Start from a fixed point and move systematically. Never skip around or count sections out of order.

  • Count every unit in your section — for flower, weigh each package, do not estimate
  • Record on count sheets by UID and weight or quantity
  • When your section is complete, hand count sheets to the supervisor
  • Supervisor compares to system quantities and flags discrepancies
  • Any item with a discrepancy outside your tolerance gets re-counted by a different team

Reconciling Discrepancies

After the count you will have three categories of results: zero variance (move on), minor variance within your tolerance (document, adjust if needed), and major variance outside tolerance (requires investigation before any adjustment).

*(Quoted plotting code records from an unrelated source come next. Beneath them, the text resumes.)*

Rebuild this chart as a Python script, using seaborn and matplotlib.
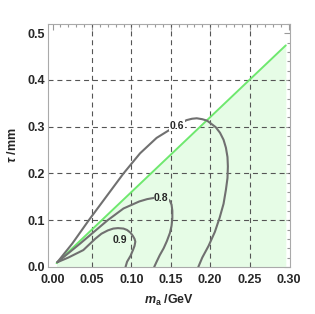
import matplotlib
matplotlib.use('Agg')
import matplotlib.pyplot as plt
from matplotlib.ticker import MultipleLocator, FormatStrFormatter
import seaborn as sns

# boundary line tau = c * m_a (green) and region below it
line_ma = [0.005, 0.296]
line_tau = [0.008, 0.474]

# contour curves (m_a in GeV, tau in mm)
c06_ma = [0.006, 0.025, 0.046, 0.068, 0.09, 0.111, 0.132, 0.155, 0.17, 0.177,
          0.183, 0.19, 0.196, 0.2, 0.207, 0.2125, 0.217, 0.22, 0.222, 0.2225,
          0.222, 0.22, 0.217, 0.212, 0.206, 0.198, 0.19, 0.185]
c06_tau = [0.01, 0.05, 0.1, 0.15, 0.2, 0.243, 0.276, 0.3, 0.314, 0.317,
           0.318, 0.316, 0.313, 0.308, 0.299, 0.287, 0.272, 0.255, 0.235, 0.215,
           0.19, 0.165, 0.135, 0.105, 0.075, 0.045, 0.02, 0.0]

c08_ma = [0.006, 0.035, 0.07, 0.09, 0.11, 0.12, 0.13, 0.138, 0.145, 0.149,
          0.151, 0.152, 0.152, 0.151, 0.149, 0.145, 0.141, 0.136, 0.132, 0.129]
c08_tau = [0.01, 0.05, 0.1, 0.125, 0.14, 0.145, 0.148, 0.149, 0.147, 0.141,
           0.133, 0.12, 0.104, 0.088, 0.073, 0.055, 0.04, 0.025, 0.011, 0.0]

c09_ma = [0.006, 0.02, 0.039, 0.054, 0.062, 0.07, 0.077, 0.083, 0.09, 0.0945,
          0.099, 0.102, 0.104, 0.105, 0.104, 0.102, 0.099, 0.0945, 0.0926]
c09_tau = [0.01, 0.02, 0.036, 0.06, 0.071, 0.078, 0.082, 0.083, 0.082, 0.079,
           0.073, 0.066, 0.06, 0.054, 0.045, 0.036, 0.024, 0.011, 0.0]

contours = [(c06_ma, c06_tau), (c08_ma, c08_tau), (c09_ma, c09_tau)]
label_text = ['0.6', '0.8', '0.9']
label_ma = [0.158, 0.138, 0.0857]
label_tau = [0.302, 0.148, 0.058]
label_bg = ['white', '#e6fce6', '#e6fce6']

xticks = [0.00, 0.05, 0.10, 0.15, 0.20, 0.25, 0.30]
yticks = [0.0, 0.1, 0.2, 0.3, 0.4, 0.5]
xgrid = [0.05, 0.10, 0.15, 0.20, 0.25]
ygrid = [0.1, 0.2, 0.3, 0.4]

sns.set_style('white')
plt.rcParams['font.family'] = ['Liberation Sans', 'DejaVu Sans']
plt.rcParams['mathtext.fontset'] = 'custom'
plt.rcParams['mathtext.rm'] = 'Liberation Sans:bold'
plt.rcParams['mathtext.it'] = 'Liberation Sans:italic:bold'
plt.rcParams['mathtext.bf'] = 'Liberation Sans:bold'

fig, ax = plt.subplots(figsize=(3.15, 3.14), dpi=100)
fig.subplots_adjust(left=0.152, right=0.921, bottom=0.150, top=0.924)

ax.fill_between(line_ma, 0, line_tau, color='#e6fce6', lw=0, zorder=1)

for x in xgrid:
    ax.axvline(x, color='#555555', lw=0.8, ls=(0, (4.5, 3.5)), zorder=2)
for y in ygrid:
    ax.axhline(y, color='#555555', lw=0.8, ls=(0, (4.5, 3.5)), zorder=2)

sns.lineplot(x=line_ma, y=line_tau, color='#6ee86e', lw=1.4, ax=ax, zorder=3)

for cm, ct in contours:
    sns.lineplot(x=cm, y=ct, sort=False, estimator=None, color='#707070',
                 lw=1.5, ax=ax, zorder=4)

for t, lx, ly, bg in zip(label_text, label_ma, label_tau, label_bg):
    ax.text(lx, ly, t, fontsize=7.5, fontweight='bold', ha='center', va='center',
            zorder=5, bbox=dict(facecolor=bg, edgecolor='none', pad=0.3))

ax.set_xlim(-0.006, 0.3015)
ax.set_ylim(0, 0.52)
ax.set_xticks(xticks)
ax.set_yticks(yticks)
ax.xaxis.set_major_formatter(FormatStrFormatter('%.2f'))
ax.yaxis.set_major_formatter(FormatStrFormatter('%.1f'))
ax.xaxis.set_minor_locator(MultipleLocator(0.01))
ax.yaxis.set_minor_locator(MultipleLocator(0.02))
ax.tick_params(which='both', direction='in', top=True, right=True,
               color='#999999', width=0.8)
ax.tick_params(which='major', length=4, labelsize=9)
ax.tick_params(axis='x', which='major', pad=5)
ax.tick_params(axis='y', which='major', pad=2)
ax.tick_params(which='minor', length=2)
for lab in ax.get_xticklabels() + ax.get_yticklabels():
    lab.set_fontweight('bold')
for sp in ax.spines.values():
    sp.set_color('#aaaaaa')
    sp.set_linewidth(0.8)

ax.set_xlabel(r'$m_\mathrm{a}$ /GeV', fontsize=9, fontweight='bold', labelpad=5)
ax.set_ylabel(r'$\tau$ /mm', fontsize=9, fontweight='bold', labelpad=6)

plt.savefig('out.png', dpi=100)
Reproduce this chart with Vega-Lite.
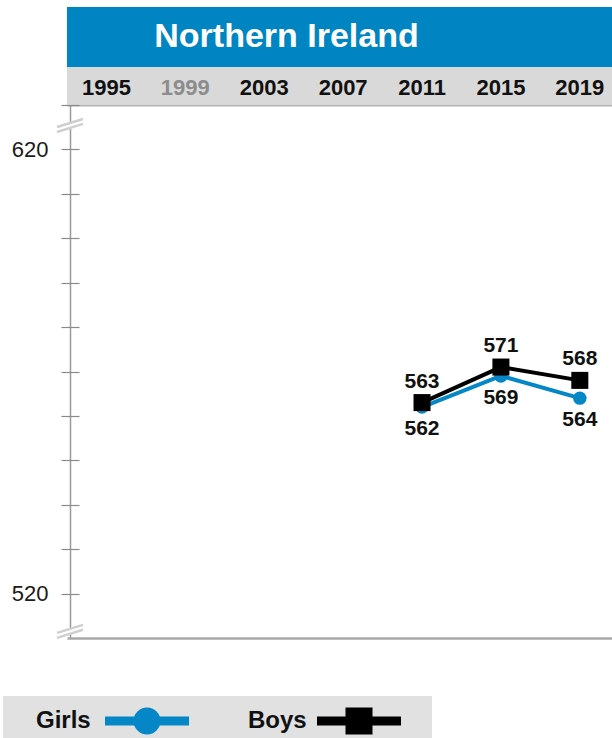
{
  "$schema": "https://vega.github.io/schema/vega-lite/v6.json",
  "padding": {"left": 3, "top": 7, "right": 0, "bottom": 0},
  "spacing": 0,
  "bounds": "flush",
  "config": {"view": {"stroke": null}, "font": "Liberation Sans"},
  "vconcat": [
    {
      "width": 545,
      "height": 60,
      "data": {"values": [{"title": "Northern Ireland"}]},
      "layer": [
        {"mark": {"type": "rect", "color": "#0085c3"}, "encoding": {}},
        {
          "mark": {"type": "text", "color": "white", "fontSize": 34, "fontWeight": "bold", "dx": -53, "baseline": "middle", "align": "center"},
          "encoding": {"text": {"field": "title", "type": "nominal"}}
        }
      ]
    },
    {
      "width": 545,
      "height": 38,
      "layer": [
        {"data": {"values": [{}]}, "mark": {"type": "rect", "color": "#d9d9d9"}, "encoding": {}},
        {
          "data": {"values": [{"year": 1995}, {"year": 1999}, {"year": 2003}, {"year": 2007}, {"year": 2011}, {"year": 2015}, {"year": 2019}]},
          "mark": {"type": "text", "fontSize": 22, "fontWeight": "bold", "baseline": "middle", "align": "center", "dy": 2},
          "encoding": {
            "x": {"field": "year", "type": "quantitative", "scale": {"domain": [1993, 2020.632], "nice": false, "zero": false},
                  "axis": {"orient": "bottom", "title": null, "labels": false, "ticks": false, "grid": false, "domainColor": "#b4b4b4", "domainWidth": 2}},
            "text": {"field": "year", "type": "nominal"},
            "color": {"condition": {"test": "datum.year === 1999", "value": "#8c8c8c"}, "value": "#111111"}
          }
        }
      ]
    },
    {
      "width": 545,
      "height": 533,
      "data": {"values": [
        {"year": 2011, "sex": "Girls", "score": 562},
        {"year": 2015, "sex": "Girls", "score": 569},
        {"year": 2019, "sex": "Girls", "score": 564},
        {"year": 2011, "sex": "Boys", "score": 563},
        {"year": 2015, "sex": "Boys", "score": 571},
        {"year": 2019, "sex": "Boys", "score": 568}
      ]},
      "encoding": {
        "x": {"field": "year", "type": "quantitative", "title": null,
              "scale": {"domain": [1993, 2020.632], "nice": false, "zero": false},
              "axis": {"orient": "bottom", "title": null, "labels": false, "ticks": false,
                       "grid": true, "values": [1993.152], "gridColor": "#9a9a9a", "gridWidth": 1.5, "gridOpacity": 1,
                       "domainColor": "#a8a8a8", "domainWidth": 2.5}},
        "y": {"field": "score", "type": "quantitative", "title": null,
              "scale": {"domain": [510, 630], "nice": false, "zero": false},
              "axis": {"title": null, "grid": false, "domain": false, "values": [520, 530, 540, 550, 560, 570, 580, 590, 600, 610, 620, 630],
                       "labelExpr": "datum.value === 520 || datum.value === 620 ? datum.label : ''",
                       "offset": -12, "tickSize": 18, "tickColor": "#8a8a8a", "tickWidth": 1.2,
                       "labelPadding": 13, "labelFontSize": 22, "labelColor": "#1a1a1a", "labelFont": "Liberation Sans"}}
      },
      "layer": [
        {
          "mark": {"type": "point", "filled": false, "opacity": 0},
          "encoding": {
            "color": {"field": "sex", "type": "nominal",
              "scale": {"domain": ["Girls", "Boys"], "range": ["#0587c7", "#000000"]},
              "legend": {
                "orient": "none", "legendX": -64, "legendY": 689, "direction": "horizontal", "title": null,
                "fillColor": "#e1e1e1", "padding": 13, "columnPadding": 21, "symbolSize": 4, "symbolOffset": 119,
                "symbolStrokeWidth": 9, "symbolOpacity": 1,
                "labelFont": "Liberation Sans", "labelFontWeight": "bold", "labelFontSize": 24, "labelColor": "#111111",
                "labelAlign": "left", "labelOffset": -123, "labelBaseline": "middle"
              }
            },
            "shape": {"field": "sex", "type": "nominal",
              "scale": {"domain": ["Girls", "Boys"], "range": [
                "M-42,0H42M9,0A9,9,0,1,1,-9,0A9,9,0,1,1,9,0Z",
                "M-42,0H42M-9,-9H9V9H-9Z"
              ]},
              "legend": {
                "orient": "none", "legendX": -64, "legendY": 689, "direction": "horizontal", "title": null,
                "fillColor": "#e1e1e1", "padding": 13, "columnPadding": 21, "symbolSize": 4, "symbolOffset": 119,
                "symbolStrokeWidth": 9, "symbolOpacity": 1,
                "labelFont": "Liberation Sans", "labelFontWeight": "bold", "labelFontSize": 24, "labelColor": "#111111",
                "labelAlign": "left", "labelOffset": -123, "labelBaseline": "middle"
              }
            }
          }
        },
        {
          "transform": [{"filter": "datum.sex === 'Girls'"}],
          "mark": {"type": "line", "strokeWidth": 4},
          "encoding": {"color": {"field": "sex", "type": "nominal"}}
        },
        {
          "transform": [{"filter": "datum.sex === 'Girls'"}],
          "mark": {"type": "point", "shape": "circle", "filled": true, "size": 180, "opacity": 1},
          "encoding": {"color": {"field": "sex", "type": "nominal"}}
        },
        {
          "transform": [{"filter": "datum.sex === 'Boys'"}],
          "mark": {"type": "line", "strokeWidth": 4},
          "encoding": {"color": {"field": "sex", "type": "nominal"}}
        },
        {
          "transform": [{"filter": "datum.sex === 'Boys'"}],
          "mark": {"type": "point", "shape": "square", "filled": true, "size": 290, "opacity": 1},
          "encoding": {"color": {"field": "sex", "type": "nominal"}}
        },
        {
          "transform": [{"filter": "datum.sex === 'Boys'"}],
          "mark": {"type": "text", "fontSize": 21, "fontWeight": "bold", "dy": -21, "color": "#111111", "baseline": "middle"},
          "encoding": {"text": {"field": "score", "type": "quantitative"}}
        },
        {
          "transform": [{"filter": "datum.sex === 'Girls'"}],
          "mark": {"type": "text", "fontSize": 21, "fontWeight": "bold", "dy": 22, "color": "#111111", "baseline": "middle"},
          "encoding": {"text": {"field": "score", "type": "quantitative"}}
        },
        {
          "data": {"values": [{"year": 1993.152, "score": 625.4}, {"year": 1993.152, "score": 511.5}]},
          "mark": {"type": "point", "shape": "M-1,0.12L1,-0.5L1,-0.12L-1,0.5Z", "filled": true, "color": "white", "size": 676, "opacity": 1, "strokeWidth": 0},
          "encoding": {}
        },
        {
          "data": {"values": [{"year": 1993.152, "score": 625.4}, {"year": 1993.152, "score": 511.5}]},
          "mark": {"type": "point", "shape": "M-1,0.12L1,-0.5M-1,0.5L1,-0.12", "filled": false, "color": "#cfcfcf", "strokeWidth": 2.5, "size": 676, "opacity": 1},
          "encoding": {}
        }
      ]
    }
  ]
}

For major variances: trace the product's transaction history. When was it last counted accurately? What transactions have touched it since? You are looking for the specific event where the discrepancy was created — a receiving error, an unlogged sale, an incomplete transfer. Investigate before you adjust. An adjustment without a root cause hides the problem for one more quarter.


Making Shrinkage a Line Item

Every retail operation has shrinkage — product lost, damaged, or unaccounted for. The difference between a well-run dispensary and a poorly-run one is not whether shrinkage exists. It is whether it is measured.

Calculate your shrinkage rate: (value of unexplained inventory loss ÷ total inventory value) × 100. A well-run dispensary should be under 0.5%. Above 1% means a process problem. Above 2% may indicate a personnel problem.

Track by category. Flower shrinkage looks different from edible shrinkage looks different from concentrate shrinkage. Patterns by category point to specific process failures — which means specific fixes.